Working and building things with his hands were talents in which Stough once took great pride. This year, he had hoped to finish the basement, present his daughter with a homemade playhouse for her second birthday and teach his son how to play hockey.

With one arm, those goals seem unreachable now.

"I feel like I'm half the man I once was," Stough said. "I can't fulfill the needs of my family anymore. People say it's just an arm, and yeah, it's just an arm, but it's more than just an arm to me. There's just so many things I can't do. My daughter helps me put on my coat or tie my shoes. I can't even pull myself into the truck. It's a completely different life."

Tera Stough agreed. In addition to running a home day care, she handles many of the duties the couple once shared and also fills the role of nurse for her husband.

"I sleep on a chair next to the bed so I can give him his medicine every two hours," she said, adding that she can't sleep in the couple's queen-sized bed because Stough has to prop both his stump and left arm on pillows. "I set the alarm for midnight, 2, 4 and 6. Then I'm up at 7 with the kids.

"He can't even change our baby's diapers," she said. "If she's crying in the middle of the night, he can't go over to her and pick her up."

Prosthetic arm might cost $150,000

Stough hopes a prosthetic arm will bring back some sense of normalcy.
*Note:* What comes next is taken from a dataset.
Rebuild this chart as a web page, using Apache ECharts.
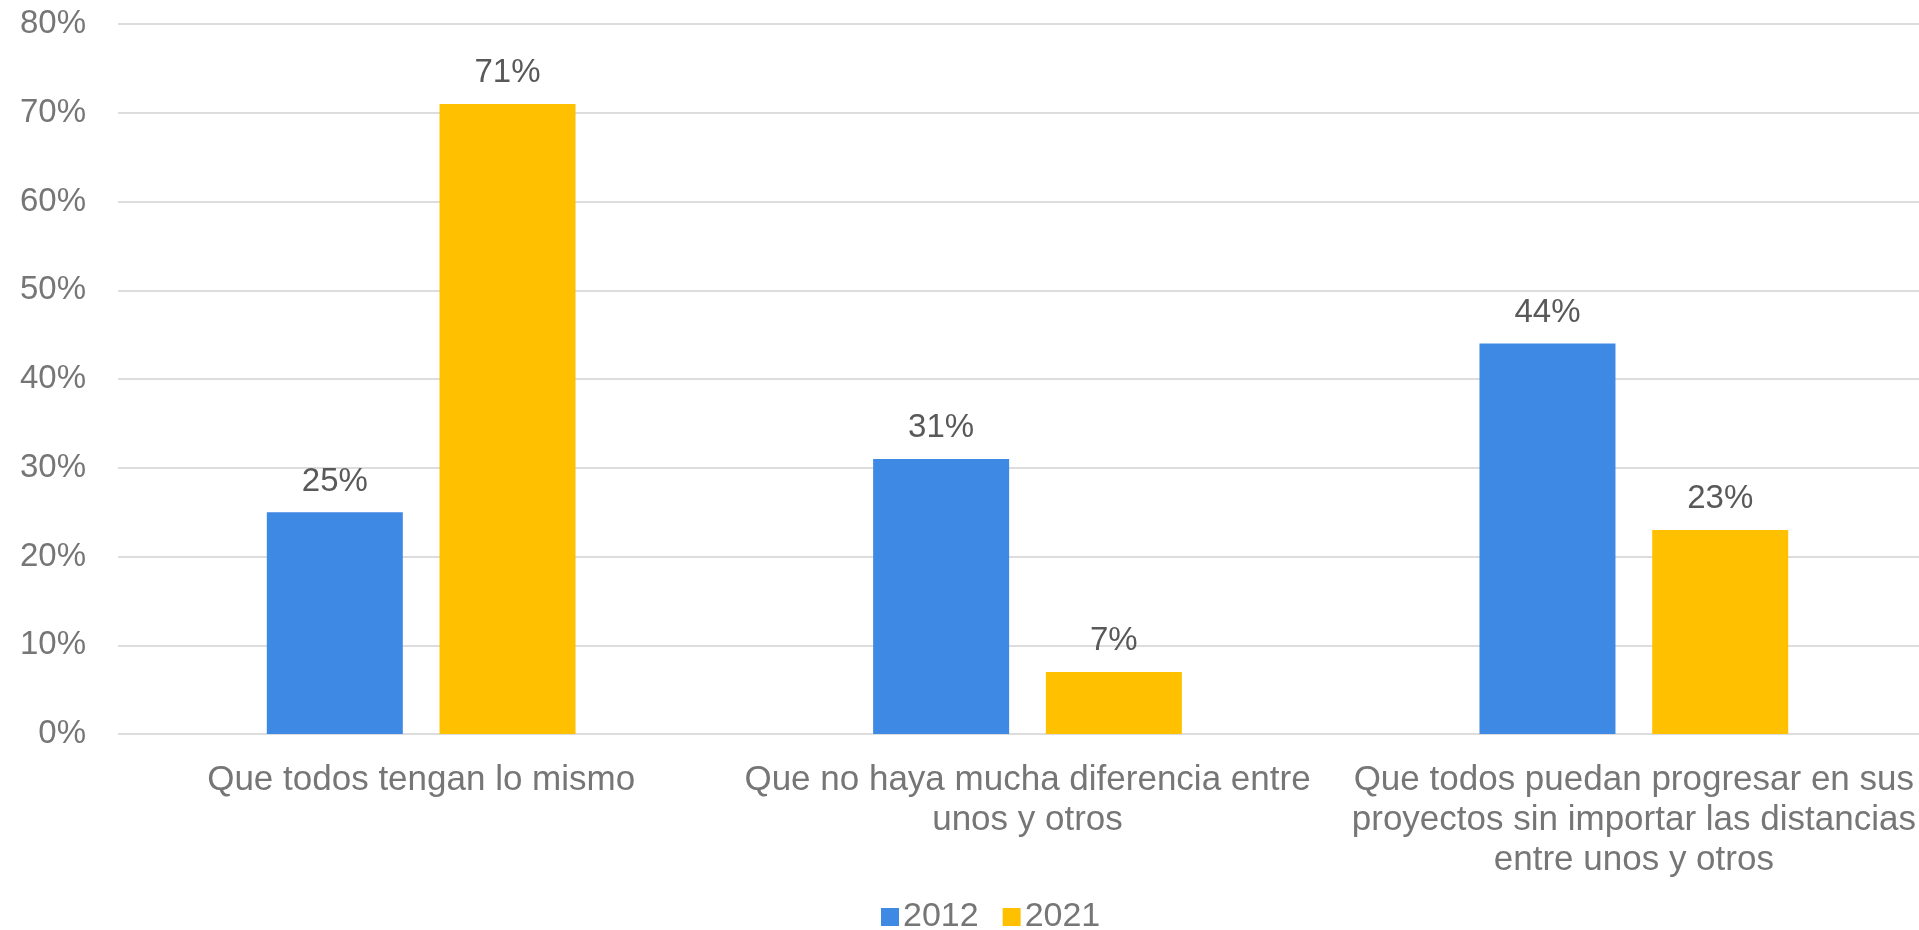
<!DOCTYPE html>
<html>
<head>
<meta charset="utf-8">
<script src="https://cdn.jsdelivr.net/npm/echarts@6/dist/echarts.min.js"></script>
<style>
html,body{margin:0;padding:0;background:#fff;overflow:hidden;}
#wrap{width:1919px;height:930px;overflow:hidden;}
#chart{width:1940px;height:930px;}
</style>
</head>
<body>
<div id="wrap"><div id="chart"></div></div>
<script>
var categories = [
  'Que todos tengan lo mismo',
  'Que no haya mucha diferencia entre\nunos y otros',
  'Que todos puedan progresar en sus\nproyectos sin importar las distancias\nentre unos y otros'
];
var seriesNames = ['2012', '2021'];
var values2012 = [25, 31, 44];
var values2021 = [71, 7, 23];
var yTicks = [0, 10, 20, 30, 40, 50, 60, 70, 80];

var FONT = '"Liberation Sans", Arial, sans-serif';
var chart = echarts.init(document.getElementById('chart'));
chart.setOption({
  backgroundColor: '#ffffff',
  animation: false,
  textStyle: { fontFamily: FONT },
  legend: {
    data: seriesNames,
    top: 895,
    left: 876,
    icon: 'rect',
    itemWidth: 18,
    itemHeight: 18,
    itemGap: 24,
    textStyle: { fontSize: 34, color: '#767676', fontFamily: FONT, padding: [0, 0, 0, -1] }
  },
  grid: [
    { left: 118, width: 1819, top: 24, bottom: 196, containLabel: false },
    { left: 118, right: 21, top: 24, bottom: 196, containLabel: false }
  ],
  xAxis: [
    {
      type: 'category', gridIndex: 0, data: categories,
      axisLine: { show: false }, axisTick: { show: false },
      axisLabel: { fontSize: 35, color: '#767676', lineHeight: 40, margin: 26, interval: 0, fontFamily: FONT, align: 'center' }
    },
    { type: 'value', gridIndex: 1, min: 0, max: 1, show: false }
  ],
  yAxis: [
    { type: 'value', gridIndex: 0, min: yTicks[0], max: yTicks[yTicks.length - 1], interval: 10, show: false },
    {
      type: 'value', gridIndex: 1, min: yTicks[0], max: yTicks[yTicks.length - 1], interval: 10,
      axisLine: { show: false }, axisTick: { show: false },
      axisLabel: { fontSize: 33, color: '#767676', margin: 32, formatter: '{value}%', fontFamily: FONT },
      splitLine: { show: true, lineStyle: { color: '#dddddd', width: 2 } }
    }
  ],
  series: [
    {
      name: seriesNames[0], type: 'bar', xAxisIndex: 0, yAxisIndex: 0,
      data: values2012, barWidth: 136, barGap: '27%',
      itemStyle: { color: '#3E89E4' },
      label: { show: true, position: 'top', distance: 14, formatter: '{c}%', fontSize: 33, color: '#595959', fontFamily: FONT }
    },
    {
      name: seriesNames[1], type: 'bar', xAxisIndex: 0, yAxisIndex: 0,
      data: values2021, barWidth: 136, barGap: '27%',
      itemStyle: { color: '#FFC000' },
      label: { show: true, position: 'top', distance: 14, formatter: '{c}%', fontSize: 33, color: '#595959', fontFamily: FONT }
    },
    { type: 'line', xAxisIndex: 1, yAxisIndex: 1, data: [], silent: true }
  ]
});
</script>
</body>
</html>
The high-tech arm Stough wants allows the body's own nerves and muscles to interface with the prosthesis, controlling and directing its movements in a manner similar to the brain's control of a natural arm, thus allowing him to open and close the prosthetic hand.

The problem is the state-of-the-art arm will cost about $150,000.

And because of its short lifespan, a new arm would have to be fitted every five to seven years.

"I can't imagine having a hook," Stough said of his plans to get a prosthetic limb. "And a rubber arm or hand does nothing for me."

The February benefit could help Stough raise enough money to buy the prosthetic he wants and pay off some medical bills.

The event will include food, music, gambling and a silent auction with items including a Black Hills Gold watch, gift certificates from various businesses, remote car starters, Canaries and Skyforce tickets and rounds of golf from area courses, among other things.

Funds also have been set up at the Brandon Wells Fargo and Home Federal banks for people to make donations.

"This whole thing started about a week ago," Stough said of the benefit.

"The Brandon community has really stepped up to the plate."